= DATA BLOCK =

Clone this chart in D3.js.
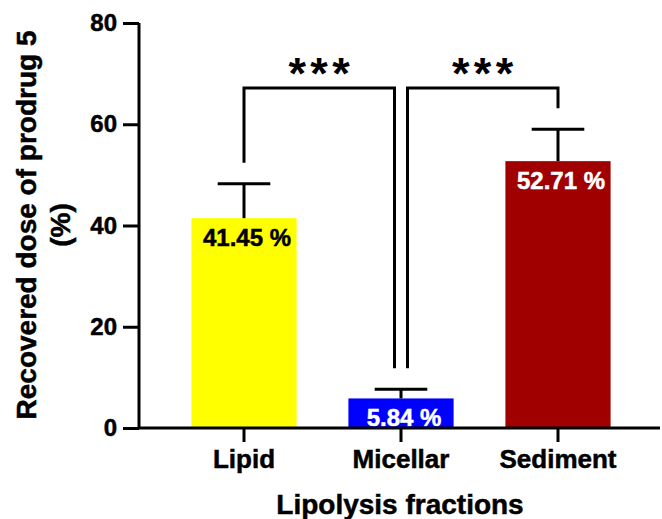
<!DOCTYPE html>
<html>
<head>
<meta charset="utf-8">
<script src="https://cdn.jsdelivr.net/npm/d3@7"></script>
<style>
  html, body { margin: 0; padding: 0; background: #fff; }
  svg { display: block; }
  text { font-family: "Liberation Sans", Arial, sans-serif; font-weight: bold; }
</style>
</head>
<body>
<svg id="chart" width="662" height="519"></svg>
<script>
const categories = ["Lipid", "Micellar", "Sediment"];
const means = [41.45, 5.84, 52.71];
const errors = [6.8, 1.8, 6.3];
const valueLabels = ["41.45 %", "5.84 %", "52.71 %"];
const barColors = ["#ffff00", "#0000ff", "#a00000"];
const labelColors = ["#000000", "#ffffff", "#ffffff"];
const yTicks = [0, 20, 40, 60, 80];
const comparisons = [
  { from: 0, to: 1, label: "***" },
  { from: 1, to: 2, label: "***" }
];

const svg = d3.select("#chart");
const axisX = 139, axisY = 428;
const thick = (sel, col) => sel.attr("stroke", col).attr("stroke-width", 0.5).attr("paint-order", "stroke");

const y = d3.scaleLinear().domain([0, 80]).range([axisY, 23]);
const x = d3.scaleBand().domain(categories).range([165.5, 636.5])
  .paddingInner(0.33).paddingOuter(0.165);

// Bars
svg.selectAll("rect.bar").data(categories).enter().append("rect")
  .attr("class", "bar")
  .attr("x", d => x(d))
  .attr("width", x.bandwidth())
  .attr("y", (d, i) => y(means[i]))
  .attr("height", (d, i) => axisY - y(means[i]))
  .attr("fill", (d, i) => barColors[i]);

// Error bars
const cx = d => x(d) + x.bandwidth() / 2;
const capHalf = x.bandwidth() / 4;
const eg = svg.append("g").attr("stroke", "#000").attr("stroke-width", 3);
categories.forEach((c, i) => {
  eg.append("line").attr("x1", cx(c)).attr("x2", cx(c))
    .attr("y1", y(means[i])).attr("y2", y(means[i] + errors[i]));
  eg.append("line").attr("x1", cx(c) - capHalf).attr("x2", cx(c) + capHalf)
    .attr("y1", y(means[i] + errors[i])).attr("y2", y(means[i] + errors[i]));
});

// Value labels
const vl = svg.selectAll("text.val").data(categories).enter().append("text")
  .attr("class", "val")
  .attr("x", d => cx(d) + 3)
  .attr("y", (d, i) => y(means[i]) + 28)
  .attr("text-anchor", "middle")
  .attr("font-size", 24)
  .attr("fill", (d, i) => labelColors[i])
  .attr("stroke", (d, i) => labelColors[i]).attr("stroke-width", 0.5)
  .text((d, i) => valueLabels[i]);

// Significance brackets
const bracketY = 88;
const gap = 21;
const offs = 6.5;
const bg = svg.append("g").attr("fill", "none").attr("stroke", "#000").attr("stroke-width", 3);
comparisons.forEach(cmp => {
  const a = categories[cmp.from], b = categories[cmp.to];
  const xa = cx(a) + (cmp.from === 1 ? offs : 0);
  const xb = cx(b) - (cmp.to === 1 ? offs : 0);
  const ya = y(means[cmp.from] + errors[cmp.from]) - gap;
  const yb = y(means[cmp.to] + errors[cmp.to]) - gap;
  bg.append("path").attr("d", `M${xa},${ya}V${bracketY}H${xb}V${yb}`);
  svg.append("text")
    .attr("x", (xa + xb) / 2 + 2)
    .attr("y", 89)
    .attr("text-anchor", "middle")
    .attr("font-size", 45)
    .attr("letter-spacing", 4.4)
    .attr("fill", "#000")
    .text(cmp.label);
});

// Y axis
const yAxis = d3.axisLeft(y).tickValues(yTicks).tickSize(16).tickPadding(6);
const yg = svg.append("g").attr("transform", `translate(${axisX},0)`).call(yAxis);
yg.select(".domain").attr("d", `M0,${y(80)}V${axisY}`).attr("stroke-width", 3).attr("stroke", "#000");
yg.selectAll(".tick line").attr("stroke-width", 3).attr("stroke", "#000");
thick(yg.selectAll(".tick text").attr("font-size", 24).attr("fill", "#000")
  .attr("font-family", "'Liberation Sans', Arial, sans-serif").attr("font-weight", "bold"), "#000");

// X axis
const xAxis = d3.axisBottom(x).tickSize(14).tickPadding(8);
const xg = svg.append("g").attr("transform", `translate(0,${axisY})`).call(xAxis);
xg.select(".domain").attr("d", `M${axisX},0H660`).attr("stroke-width", 3).attr("stroke", "#000");
xg.selectAll(".tick line").attr("stroke-width", 3).attr("stroke", "#000");
thick(xg.selectAll(".tick text").attr("font-size", 26).attr("fill", "#000")
  .attr("font-family", "'Liberation Sans', Arial, sans-serif").attr("font-weight", "bold")
  .attr("dy", "0.71em"), "#000");

// Axis titles
thick(svg.append("text").attr("x", 400).attr("y", 514).attr("text-anchor", "middle")
  .attr("font-size", 28).attr("fill", "#000").text("Lipolysis fractions"), "#000");

const yt = svg.append("text").attr("transform", "translate(0,225) rotate(-90)")
  .attr("text-anchor", "middle").attr("font-size", 28).attr("fill", "#000");
thick(yt, "#000");
yt.append("tspan").attr("x", 0).attr("y", 36).text("Recovered dose of prodrug 5");
yt.append("tspan").attr("x", 0).attr("y", 70).text("(%)");
</script>
</body>
</html>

= AIM OF THE EXERCISE =
Repeat the lines of the listing above verbatim, beginning at its first line and ending at the line containing "i) => barColors[i]);", which is included. Omit pictures.

= SOLUTION TO THIS TASK =
Clone this chart in D3.js.
<!DOCTYPE html>
<html>
<head>
<meta charset="utf-8">
<script src="https://cdn.jsdelivr.net/npm/d3@7"></script>
<style>
  html, body { margin: 0; padding: 0; background: #fff; }
  svg { display: block; }
  text { font-family: "Liberation Sans", Arial, sans-serif; font-weight: bold; }
</style>
</head>
<body>
<svg id="chart" width="662" height="519"></svg>
<script>
const categories = ["Lipid", "Micellar", "Sediment"];
const means = [41.45, 5.84, 52.71];
const errors = [6.8, 1.8, 6.3];
const valueLabels = ["41.45 %", "5.84 %", "52.71 %"];
const barColors = ["#ffff00", "#0000ff", "#a00000"];
const labelColors = ["#000000", "#ffffff", "#ffffff"];
const yTicks = [0, 20, 40, 60, 80];
const comparisons = [
  { from: 0, to: 1, label: "***" },
  { from: 1, to: 2, label: "***" }
];

const svg = d3.select("#chart");
const axisX = 139, axisY = 428;
const thick = (sel, col) => sel.attr("stroke", col).attr("stroke-width", 0.5).attr("paint-order", "stroke");

const y = d3.scaleLinear().domain([0, 80]).range([axisY, 23]);
const x = d3.scaleBand().domain(categories).range([165.5, 636.5])
  .paddingInner(0.33).paddingOuter(0.165);

// Bars
svg.selectAll("rect.bar").data(categories).enter().append("rect")
  .attr("class", "bar")
  .attr("x", d => x(d))
  .attr("width", x.bandwidth())
  .attr("y", (d, i) => y(means[i]))
  .attr("height", (d, i) => axisY - y(means[i]))
  .attr("fill", (d, i) => barColors[i]);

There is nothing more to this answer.